The RAF night fighter interception units were ordered to adopt new tactics to take on the intruders. Theirs was a constantly evolving game of ever improving aircraft performance and technological innovation. The ace night fighter John Cunningham and his regular Navigator, C.F. Rawnsley, were ready for the new challenge:

It was probably for some purely political reason – intended, perhaps, as a timely counter to the growing suspicion that London’s defences had more sound than fury – that the decision was made to operate a couple of night fighters over what was known as the Inner Artillery Zone. The guns were to limit their fire to a height of eighteen thousand feet, and the fighters were to patrol at twenty thousand feet or above. I felt that the idea was merely for propaganda purposes with the hope that there might be a spectacular battle with plenty of cannon fire overhead, possibly finishing up with an impressive flamer.

Having watched the London barrage from afar, I hoped that there would be no errors in the height at which they set their fuses ; and remembering our battle over Southampton over two years before, I viewed with mixed feelings the prospect of sending down a flamer into the centre of London.

[On 25th October 1943]

[W]e were scrambled rather too late, because we scarcely had time to reach the height at which we were supposed to operate before we were turned to the south to meet the first raider. I got a contact almost immediately, but it was well above us and we had to turn after it, still climbing as hard as we could. In doing that we inevitably lost range, and a few minutes later we found ourselves at the edge of the gun zone still in contact but some three miles behind.

And then the guns opened up and the fun started. I glanced outside to see what it looked like. The anti-aircraft display was fantastic as it tore the night apart just below the place where our target should have been. Our customer must have been equally impressed because I found when I turned back to the A.I. set that he was throwing himself about all over the place.

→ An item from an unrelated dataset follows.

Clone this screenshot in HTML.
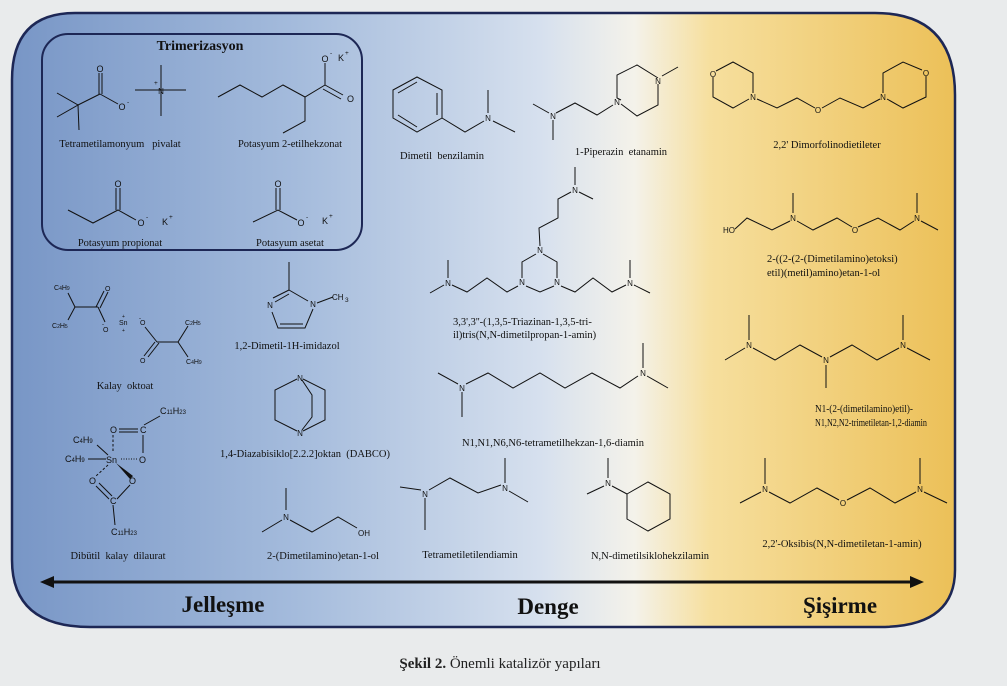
<!DOCTYPE html>
<html><head><meta charset="utf-8"><style>
html,body{margin:0;padding:0;width:1007px;height:686px;overflow:hidden;background:#e8eaeb}
svg{display:block}
.t{font-family:"Liberation Serif",serif;font-size:10.5px;fill:#111}
.a{font-family:"Liberation Sans",sans-serif;font-size:9px;fill:#111}
.s{font-family:"Liberation Sans",sans-serif;font-size:6.5px;fill:#111}
</style></head><body>
<svg width="1007" height="686" viewBox="0 0 1007 686" xmlns="http://www.w3.org/2000/svg">
<defs>
<linearGradient id="g" x1="0" y1="0" x2="1" y2="0" gradientUnits="objectBoundingBox">
<stop offset="0" stop-color="#7896c6"/>
<stop offset="0.3" stop-color="#a4bbdc"/>
<stop offset="0.56" stop-color="#d6e0ee"/>
<stop offset="0.66" stop-color="#f4f2ea"/>
<stop offset="0.74" stop-color="#f6df9e"/>
<stop offset="1" stop-color="#ecc058"/>
</linearGradient>
</defs>
<rect width="1007" height="686" fill="#e9ebec"/>
<path d="M75,13 H875 Q955,13 955,95 V570 Q955,627 880,627 H90 Q12,627 12,560 V80 Q12,13 75,13 Z" fill="url(#g)" stroke="#1d2755" stroke-width="2.5"/>
<rect x="42" y="34" width="320" height="216" rx="26" fill="none" stroke="#1d2755" stroke-width="2"/>
<text x="200" y="50" text-anchor="middle" font-family="Liberation Serif,serif" font-weight="bold" font-size="14" fill="#111">Trimerizasyon</text>

<g stroke="#111" stroke-width="1" fill="none">
<polyline points="57,93 78,105 57,117"/><line x1="78" y1="105" x2="79" y2="130"/>
<line x1="78" y1="105" x2="100" y2="94"/><line x1="99" y1="94" x2="99" y2="73"/><line x1="102" y1="94" x2="102" y2="73"/>
<line x1="100" y1="94" x2="118" y2="104"/>
<line x1="135" y1="90" x2="186" y2="90"/><line x1="161" y1="65" x2="161" y2="116"/>
<polyline points="218,97 240,85 262,97 283,85 305,97 325,85 325,63"/>
<line x1="325" y1="85" x2="343" y2="95"/><line x1="323" y1="89" x2="341" y2="99"/>
<polyline points="305,97 305,121 283,133"/>
<polyline points="68,210 93,223 118,210 136,220"/><line x1="116" y1="210" x2="116" y2="188"/><line x1="120" y1="210" x2="120" y2="188"/>
<polyline points="253,222 278,210 297,220"/><line x1="276" y1="210" x2="276" y2="188"/><line x1="280" y1="210" x2="280" y2="188"/>
<polygon points="393,90 417,77 442,90 442,118 417,132 393,118"/>
<line x1="398" y1="93" x2="417" y2="82"/><line x1="437" y1="93" x2="437" y2="115"/><line x1="398" y1="115" x2="417" y2="127"/>
<polyline points="442,118 465,132 484,121"/><line x1="488" y1="113" x2="488" y2="90"/><line x1="493" y1="121" x2="515" y2="132"/>
<polyline points="621,100 617,98 617,75 637,65 658,78"/><polyline points="658,84 658,105 637,116 621,104"/>
<line x1="662" y1="76" x2="678" y2="67"/>
<polyline points="613,105 597,115 575,103 556,113"/><line x1="553" y1="120" x2="553" y2="140"/><line x1="549" y1="113" x2="533" y2="104"/>
<polyline points="716,71 733,62 753,73 753,93"/><polyline points="749,99 733,108 713,97 713,77"/>
<polyline points="757,99 777,108 797,98 815,108"/><polyline points="822,108 840,98 863,108 880,99"/>
<polyline points="883,93 883,73 903,62 922,70"/><polyline points="926,76 926,97 903,108 887,99"/>
<polyline points="735,229 747,218 772,230 790,221"/><line x1="793" y1="213" x2="793" y2="193"/>
<polyline points="797,221 813,230 837,218 852,227"/><polyline points="858,227 878,218 900,230 914,221"/>
<line x1="917" y1="213" x2="917" y2="193"/><line x1="921" y1="221" x2="938" y2="230"/>
<polyline points="543,254 557,262 557,278"/><polyline points="554,286 540,292 526,286"/><polyline points="522,278 522,262 536,254"/>
<polyline points="540,246 539,228 558,218 558,199 571,192"/><line x1="575" y1="185" x2="575" y2="167"/><line x1="579" y1="192" x2="593" y2="199"/>
<polyline points="518,286 507,292 487,278 467,292 452,285"/><line x1="448" y1="278" x2="448" y2="260"/><line x1="444" y1="285" x2="430" y2="293"/>
<polyline points="561,286 575,292 593,278 612,292 626,285"/><line x1="630" y1="278" x2="630" y2="260"/><line x1="634" y1="285" x2="650" y2="293"/>
<line x1="438" y1="373" x2="458" y2="384"/><line x1="462" y1="392" x2="462" y2="417"/>
<polyline points="466,384 488,373 513,388 540,373 565,388 592,373 620,388 638,376"/>
<line x1="643" y1="368" x2="643" y2="343"/><line x1="647" y1="376" x2="668" y2="388"/>
<line x1="400" y1="487" x2="421" y2="490"/><line x1="425" y1="498" x2="425" y2="530"/>
<polyline points="429,490 450,478 478,493 501,485"/><line x1="505" y1="483" x2="505" y2="458"/><line x1="509" y1="491" x2="528" y2="502"/>
<line x1="608" y1="478" x2="608" y2="458"/><line x1="604" y1="486" x2="587" y2="494"/><line x1="612" y1="486" x2="627" y2="494"/>
<polygon points="627,494 648,482 670,494 670,519 648,531 627,519"/>
<line x1="749" y1="340" x2="749" y2="315"/><line x1="745" y1="348" x2="725" y2="360"/>
<polyline points="753,348 775,360 800,345 822,357"/><line x1="826" y1="365" x2="826" y2="388"/>
<polyline points="830,357 852,345 877,360 899,348"/><line x1="903" y1="340" x2="903" y2="315"/><line x1="907" y1="348" x2="930" y2="360"/>
<line x1="765" y1="484" x2="765" y2="458"/><line x1="761" y1="492" x2="740" y2="503"/>
<polyline points="769,492 790,503 817,488 839,500"/><polyline points="847,500 870,488 895,503 916,492"/>
<line x1="920" y1="484" x2="920" y2="458"/><line x1="924" y1="492" x2="947" y2="503"/>
<polyline points="68,293 75,307 68,320"/><line x1="75" y1="307" x2="98" y2="307"/>
<line x1="96" y1="307" x2="104" y2="291"/><line x1="100" y1="308" x2="108" y2="292"/><line x1="98" y1="307" x2="105" y2="322"/>
<line x1="145" y1="327" x2="157" y2="342"/><line x1="157" y1="342" x2="178" y2="342"/>
<line x1="155" y1="342" x2="144" y2="356"/><line x1="159" y1="343" x2="148" y2="357"/>
<polyline points="188,326 178,342 188,357"/>
<polyline points="289,290 308,301"/><polyline points="313,309 305,328 278,328 272,312"/>
<line x1="273" y1="298" x2="289" y2="290"/><line x1="275" y1="302" x2="289" y2="294"/>
<line x1="280" y1="324" x2="303" y2="324"/>
<line x1="289" y1="290" x2="289" y2="262"/><line x1="317" y1="303" x2="333" y2="297"/>
<polyline points="297,379 275,390 275,420 297,431"/><polyline points="303,379 325,390 325,420 303,431"/>
<polyline points="302,380 312,395 312,417 302,430"/>
<line x1="286" y1="510" x2="286" y2="488"/><line x1="282" y1="520" x2="262" y2="532"/>
<polyline points="290,520 312,532 338,517 357,528"/>
<line x1="97" y1="445" x2="108" y2="455"/><line x1="88" y1="459" x2="106" y2="459"/>
<line x1="119" y1="429" x2="138" y2="429"/><line x1="119" y1="432" x2="138" y2="432"/>
<line x1="144" y1="425" x2="160" y2="416"/><line x1="143" y1="435" x2="143" y2="453"/>
<line x1="113" y1="435" x2="113" y2="453" stroke-dasharray="2.5,2"/>
<line x1="121" y1="459" x2="137" y2="459" stroke-dasharray="1,1.5"/>
<line x1="108" y1="465" x2="96" y2="476" stroke-dasharray="2.5,2"/>
<line x1="96" y1="486" x2="109" y2="499"/><line x1="99" y1="483" x2="112" y2="496"/>
<line x1="130" y1="485" x2="117" y2="499"/>
<line x1="113" y1="505" x2="115" y2="525"/>
</g>
<polygon points="116,463 133,476 130,479" fill="#111"/>

<g class="a">
<text x="100" y="72" text-anchor="middle">O</text>
<text x="122" y="110" text-anchor="middle">O</text><text x="127" y="104" class="s">-</text>
<text x="161" y="94" text-anchor="middle" font-size="8">N</text><text x="154" y="85" class="s">+</text>
<text x="325" y="62" text-anchor="middle">O</text><text x="330" y="55" class="s">-</text>
<text x="338" y="61">K</text><text x="345" y="55" class="s">+</text>
<text x="347" y="102">O</text>
<text x="118" y="187" text-anchor="middle">O</text>
<text x="141" y="226" text-anchor="middle">O</text><text x="146" y="219" class="s">-</text>
<text x="162" y="225">K</text><text x="169" y="219" class="s">+</text>
<text x="278" y="187" text-anchor="middle">O</text>
<text x="301" y="226" text-anchor="middle">O</text><text x="306" y="219" class="s">-</text>
<text x="322" y="224">K</text><text x="329" y="218" class="s">+</text>
<g font-size="8">
<text x="488" y="121" text-anchor="middle">N</text>
<text x="658" y="84" text-anchor="middle">N</text><text x="617" y="105" text-anchor="middle">N</text><text x="553" y="119" text-anchor="middle">N</text>
<text x="713" y="77" text-anchor="middle">O</text><text x="753" y="100" text-anchor="middle">N</text><text x="818" y="113" text-anchor="middle">O</text><text x="883" y="100" text-anchor="middle">N</text><text x="926" y="76" text-anchor="middle">O</text>
<text x="729" y="233" text-anchor="middle">HO</text><text x="793" y="221" text-anchor="middle">N</text><text x="855" y="233" text-anchor="middle">O</text><text x="917" y="221" text-anchor="middle">N</text>
<text x="540" y="253" text-anchor="middle">N</text><text x="557" y="285" text-anchor="middle">N</text><text x="522" y="285" text-anchor="middle">N</text>
<text x="575" y="193" text-anchor="middle">N</text><text x="448" y="286" text-anchor="middle">N</text><text x="630" y="286" text-anchor="middle">N</text>
<text x="462" y="391" text-anchor="middle">N</text><text x="643" y="376" text-anchor="middle">N</text>
<text x="425" y="497" text-anchor="middle">N</text><text x="505" y="491" text-anchor="middle">N</text><text x="608" y="486" text-anchor="middle">N</text>
<text x="749" y="348" text-anchor="middle">N</text><text x="826" y="363" text-anchor="middle">N</text><text x="903" y="348" text-anchor="middle">N</text>
<text x="765" y="492" text-anchor="middle">N</text><text x="843" y="506" text-anchor="middle">O</text><text x="920" y="492" text-anchor="middle">N</text>
<text x="270" y="308" text-anchor="middle">N</text><text x="313" y="307" text-anchor="middle">N</text>
<text x="332" y="300">CH</text><text x="345" y="302" class="s">3</text>
<text x="300" y="381" text-anchor="middle">N</text><text x="300" y="436" text-anchor="middle">N</text>
<text x="286" y="520" text-anchor="middle">N</text>
<text x="358" y="536">OH</text>
</g>
<g font-size="7">
<text x="54" y="290">C<tspan font-size="5">4</tspan>H<tspan font-size="5">9</tspan></text>
<text x="52" y="328">C<tspan font-size="5">2</tspan>H<tspan font-size="5">5</tspan></text>
<text x="105" y="291">O</text><text x="103" y="332">O</text><text x="102" y="326" font-size="6">-</text>
<text x="119" y="325">Sn</text><text x="122" y="318" font-size="5">+</text><text x="122" y="332" font-size="5">+</text>
<text x="140" y="325">O</text><text x="139" y="320" font-size="6">-</text>
<text x="140" y="363">O</text>
<text x="185" y="325">C<tspan font-size="5">2</tspan>H<tspan font-size="5">5</tspan></text>
<text x="186" y="364">C<tspan font-size="5">4</tspan>H<tspan font-size="5">9</tspan></text>
</g>
<g font-size="9">
<text x="160" y="414">C<tspan font-size="6">11</tspan>H<tspan font-size="6">23</tspan></text>
<text x="110" y="433">O</text><text x="140" y="433">C</text>
<text x="73" y="443">C<tspan font-size="6">4</tspan>H<tspan font-size="6">9</tspan></text>
<text x="65" y="462">C<tspan font-size="6">4</tspan>H<tspan font-size="6">9</tspan></text>
<text x="106" y="463">Sn</text><text x="139" y="463">O</text>
<text x="89" y="484">O</text><text x="129" y="484">O</text>
<text x="110" y="504">C</text>
<text x="111" y="535">C<tspan font-size="6">11</tspan>H<tspan font-size="6">23</tspan></text>
</g>
</g>

<g class="t">
<text x="120" y="147" text-anchor="middle" xml:space="preserve">Tetrametilamonyum   pivalat</text>
<text x="290" y="147" text-anchor="middle">Potasyum 2-etilhekzonat</text>
<text x="120" y="246" text-anchor="middle">Potasyum propionat</text>
<text x="290" y="246" text-anchor="middle">Potasyum asetat</text>
<text x="442" y="159" text-anchor="middle" xml:space="preserve">Dimetil  benzilamin</text>
<text x="621" y="155" text-anchor="middle" xml:space="preserve">1-Piperazin  etanamin</text>
<text x="827" y="148" text-anchor="middle">2,2' Dimorfolinodietileter</text>
<text x="767" y="262">2-((2-(2-(Dimetilamino)etoksi)</text>
<text x="767" y="276">etil)(metil)amino)etan-1-ol</text>
<text x="453" y="325">3,3',3''-(1,3,5-Triazinan-1,3,5-tri-</text>
<text x="453" y="338">il)tris(N,N-dimetilpropan-1-amin)</text>
<text x="815" y="412" textLength="98" lengthAdjust="spacingAndGlyphs">N1-(2-(dimetilamino)etil)-</text>
<text x="815" y="426" textLength="112" lengthAdjust="spacingAndGlyphs">N1,N2,N2-trimetiletan-1,2-diamin</text>
<text x="125" y="389" text-anchor="middle" xml:space="preserve">Kalay  oktoat</text>
<text x="287" y="349" text-anchor="middle">1,2-Dimetil-1H-imidazol</text>
<text x="305" y="457" text-anchor="middle" xml:space="preserve">1,4-Diazabisiklo[2.2.2]oktan  (DABCO)</text>
<text x="553" y="446" text-anchor="middle">N1,N1,N6,N6-tetrametilhekzan-1,6-diamin</text>
<text x="118" y="559" text-anchor="middle" xml:space="preserve">Dibütil  kalay  dilaurat</text>
<text x="323" y="559" text-anchor="middle">2-(Dimetilamino)etan-1-ol</text>
<text x="470" y="558" text-anchor="middle">Tetrametiletilendiamin</text>
<text x="650" y="559" text-anchor="middle">N,N-dimetilsiklohekzilamin</text>
<text x="842" y="547" text-anchor="middle">2,2'-Oksibis(N,N-dimetiletan-1-amin)</text>
</g>

<line x1="48" y1="582" x2="916" y2="582" stroke="#111" stroke-width="3"/>
<polygon points="40,582 54,576 54,588" fill="#111"/>
<polygon points="924,582 910,576 910,588" fill="#111"/>
<g font-family="Liberation Serif,serif" font-weight="bold" font-size="23" fill="#111" text-anchor="middle">
<text x="223" y="612">Jelleşme</text>
<text x="548" y="614">Denge</text>
<text x="840" y="613">Şişirme</text>
</g>
<text x="500" y="668" text-anchor="middle" font-family="Liberation Serif,serif" font-size="15" fill="#222"><tspan font-weight="bold">Şekil 2.</tspan> Önemli katalizör yapıları</text>
</svg>
</body></html>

There followed a few moments of hectic manoeuvring, and it took all my breath and all John’s skill to keep up with it. Then the raider dropped his bomb, turned and dived for home, going like the wind.

We went down after him, our ears cracking, out across Kent. We were slowly closing the range, and we crossed the coast less than a mile behind our target. If the quivering airframe and the screaming engines of our aircraft held together, I thought, we had a good chance of getting him.

But we had dived in a very short time from the Arctic cold of twenty-five thousand feet, and the moisture from the warmer air below began to cake in solid ice on our windscreen. In a few moments it was opaque, and although by the time we had pulled out of our dive the range had closed to two thousand feet we could see nothing through that sheet of ice.

But the blip was still there, and from the way it was behaving the raider showed no signs of slowing up. We continued after it until we were thirty miles out across the Channel, with the windscreen still iced up and our target still just out of reach.

We had done our best, but that best was just not good enough, and reluctantly we turned back. When we landed we learnt that Rory and George had had no better luck.

See C. F. Rawnsley: Night Fighter.

Flight Lieutenant M Cybulski (left) and Flying Officer H Ladbrook of No 410

Flight Lieutenant M Cybulski (left) and Flying Officer H Ladbrook of No 410 Squadron, RCAF, with their severely charred Mosquito II at Coleby Grange, 27 September 1943. On an intruder sortie over the Netherlands the previous night the pair had attacked a Do217, closing to within 100ft before opening fire. The enemy aircraft exploded with such force that the Mosquito was enveloped by burning fuel and badly scored. Debris also damaged the port engine, which had to be shut down (note the feathered propeller).

Wing Commander F W Hillock, Officer Commanding No. 410 Squadron RCAF

Wing Commander F W Hillock, Officer Commanding No. 410 Squadron RCAF (left), and Flight Lieutenant P O’Neill-Dunne (right), standing in front of their De Havilland Mosquito NF Mark II at Coleby Gange, Lincolnshire, with 300 feet of copper wireless cable which they brought back wrapped around the aircraft from an intruder operation over Holland. On the night of 15 April 1943, Hillock (pilot) and O’Neill-Dunne (observer) mounted a Night Ranger operation to the Ruhr valley. While flying at low level in poor weather they were suddenly confronted with the radio masts of Apeldoorn station. Hillock threw the Mosquito into a vertical bank and flew straight through the antenna, tearing several away in the process. He then continued with the mission before returning to Coleby Grange, whereupon it was discovered that, not only were they encumbered with the cable, but one wing tip had been sliced off by the breaking antenna and the other wing cut through to the main spar (damage visible on the left).